Cimarronin, by Neal Stephenson, Charles C. Mann, and others. 3.5 stars out of 5; I was hoping for a comic that’d draw on the breadth of historical information and pithy observations about historical characters I found in Mann’s 1493. Instead… well, it’s more of a Neal Stephenson story, and I’m just not a fan of his stuff. I spent most of the story along with Kitazume (our samurai protagonist) wondering what the rogue Jesuit Luis is up to, why did you drag me across an entire ocean after a Manchu princess, and just what the heck is going on? We never really get answers to most of that, and it’s highly frustrating.

This story could have really benefited from footnotes. And possibly an afterword summing up the specific state of the world in 1632. And especially from characters taking a moment away from the action to think about or discuss who they are and how they got here. For example, very late in the story an enemy samurai finally drops the clue that several prior events all took place on the Japanese island domain of Satsuma. Now to me, who’s read extensively on Early Modern Japan, and especially what led Satsuma to be a cranky domain to the point of helping kick-start the Meiji Revolution, this made a lot make sense. Of course Spain saw this as a potential weak spot in Japan. And had matters gone differently, they might well have tried for an invasion from Manila. (Japan certainly contemplated invading Manila about that point in time.) But you have to have read a fair amount of different history books to put that together. I wonder how many readers hit that point and only registered yet another foreign name without an explanation.

I may also be a bit cranky that characters identified in the text as Ming… are shown with the Manchu shaved forelock and queue. Guys. Guys. This was a freakin’ political statement of allegiance at this point in the Ming-Manchu conflict, and afterward through the whole Qing Dynasty. Ming warriors would not have cut their hair!

Now onto the comic’s good points. Kitazume is a relatable, and I think likeable character; banished from Japan, trying to find his footing, not even sure he wants to keep going in a world that offers nothing better than bloody mercenary work. Luis is a trickster with a habit of showing up in the nick of time, and has a stubborn comrade-in-arms devotion to Kitazume. And Irgen is an intriguing look at a Manchu princess who wanted more than tradition would give her. On top of that the situation with the cimarrones is a piece of history that deserves to be more widely known.
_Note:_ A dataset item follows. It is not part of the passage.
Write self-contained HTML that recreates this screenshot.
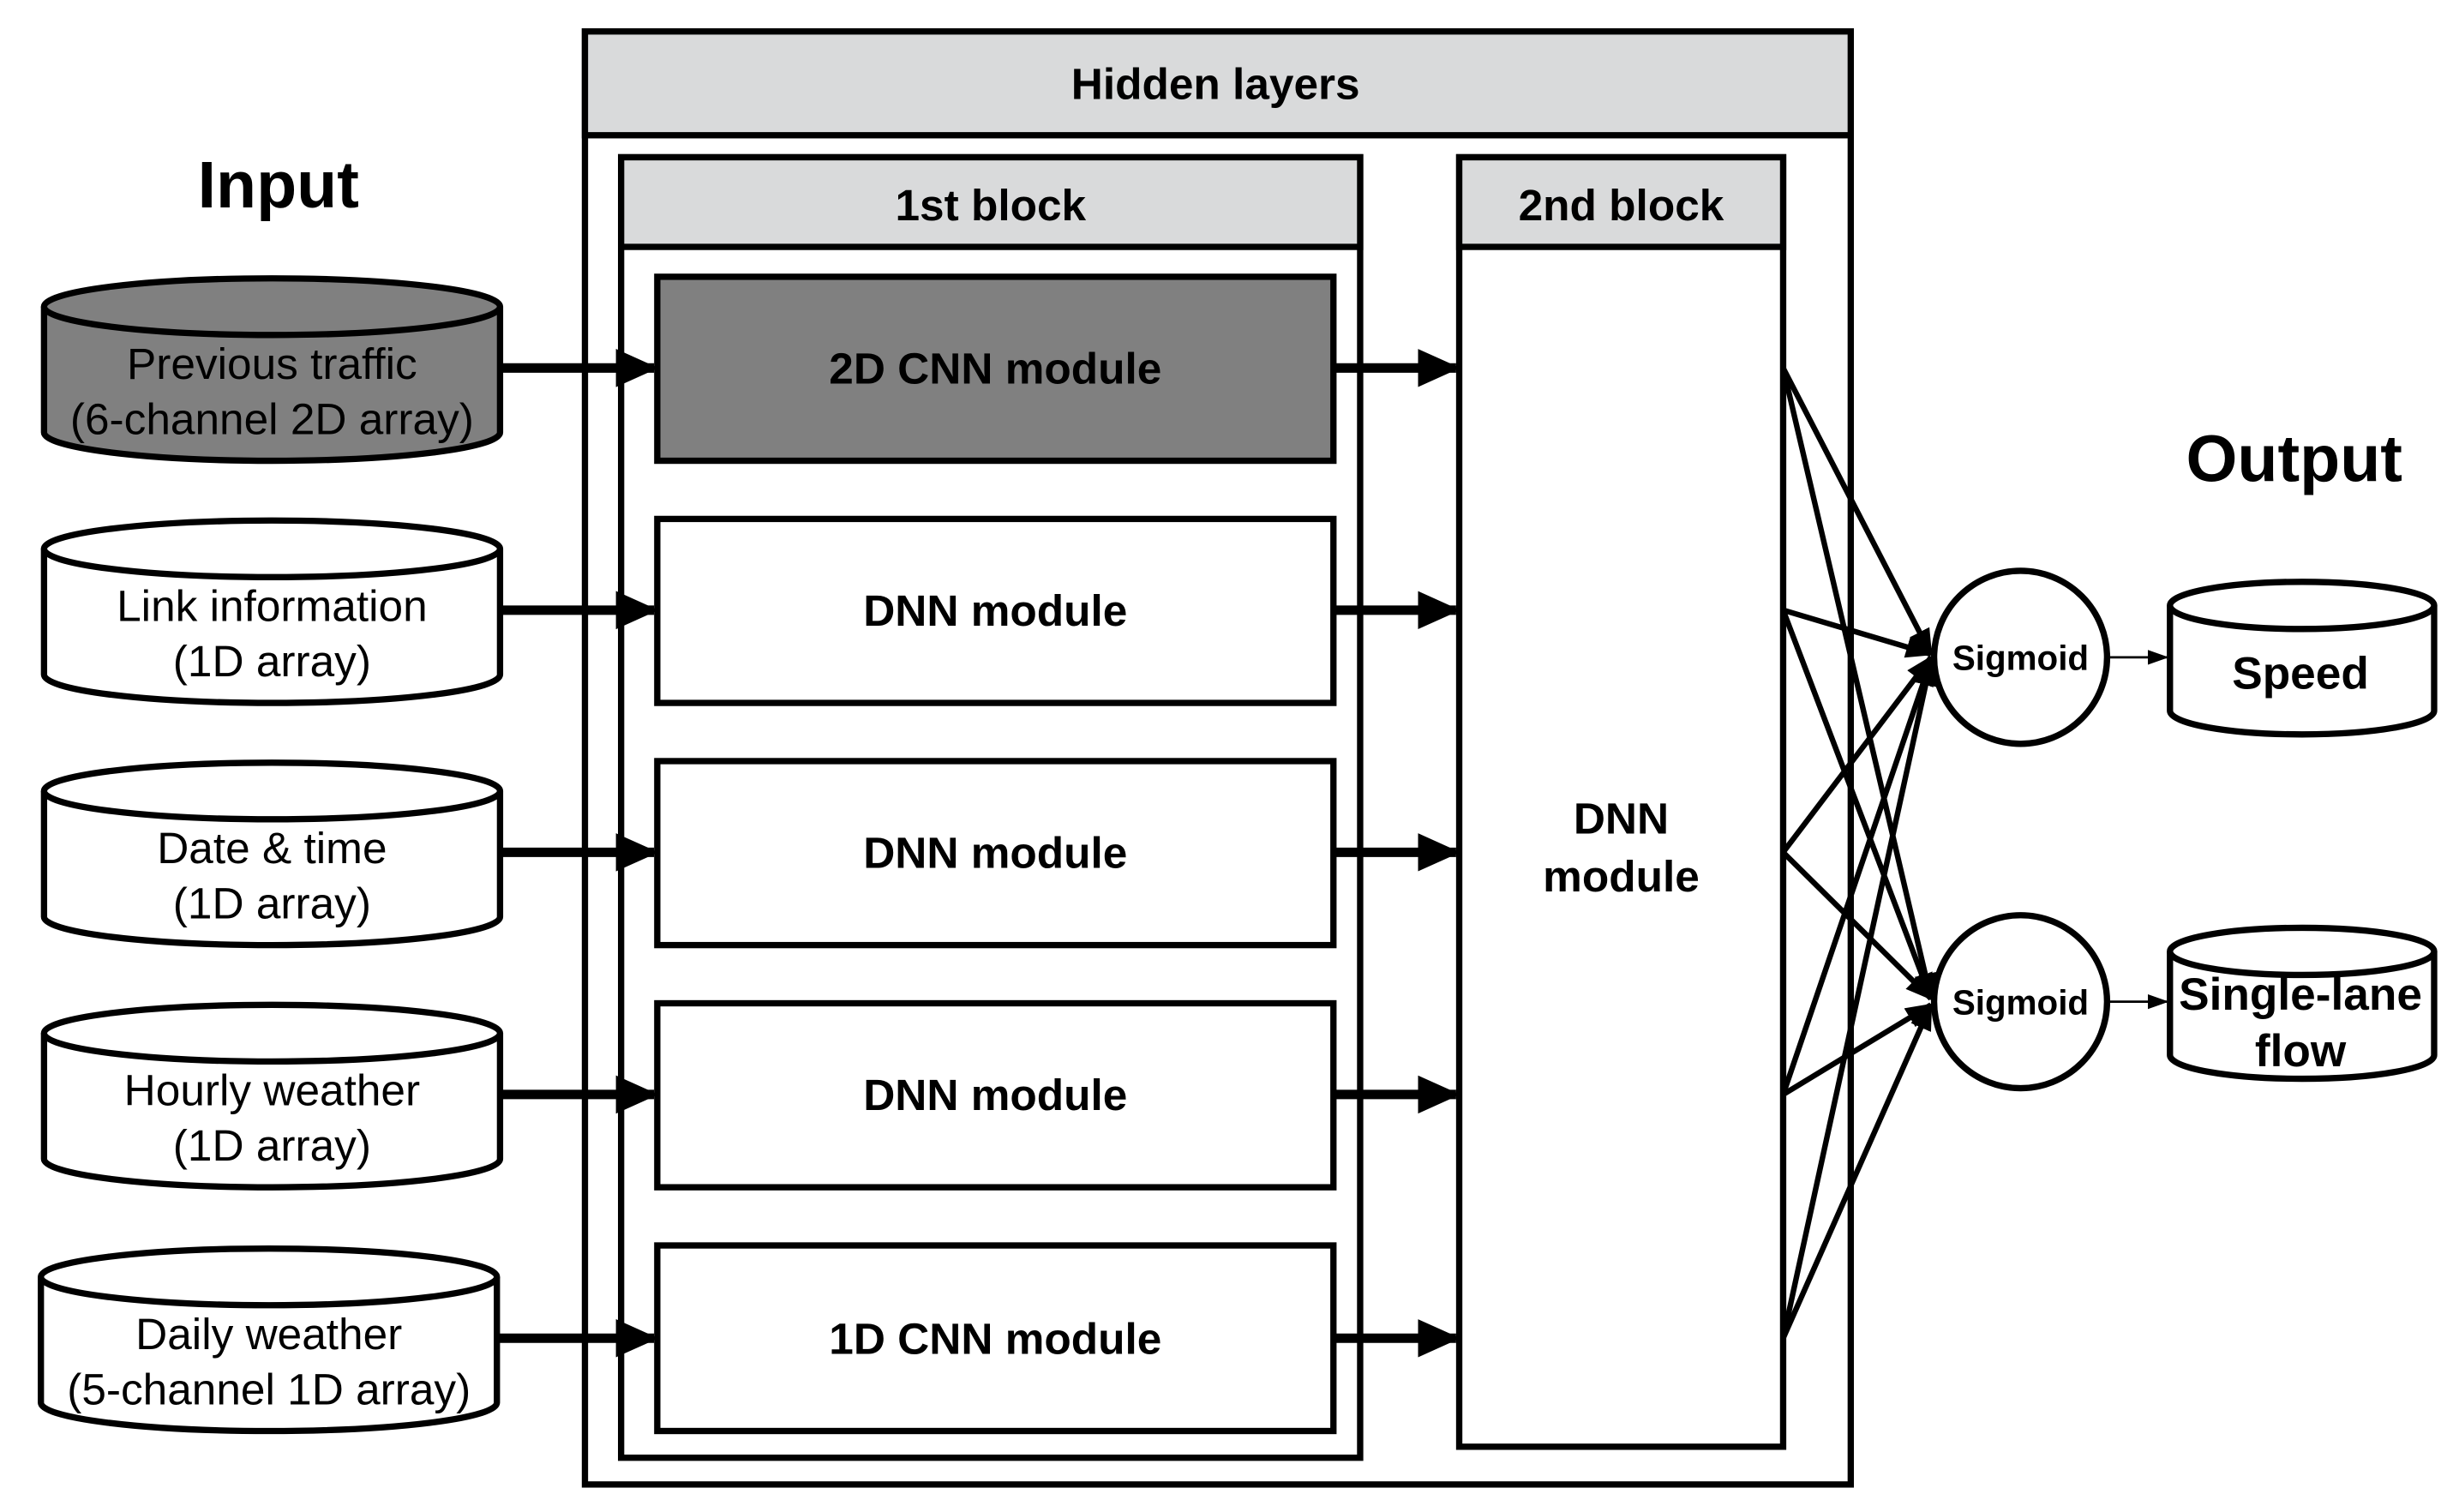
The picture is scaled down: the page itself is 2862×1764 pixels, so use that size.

Some of the action scenes could be less confusing, but it is overall well-drawn and an interesting depiction of what the world might have looked like when people from around the globe traveled to and through Mexico. And I specifically wanted something that’d help me picture characters traveling across to the Pacific to Mexico about this time period (though earlier), so it’s going to be a helpful reference.

All in all, a good story, and worth checking out.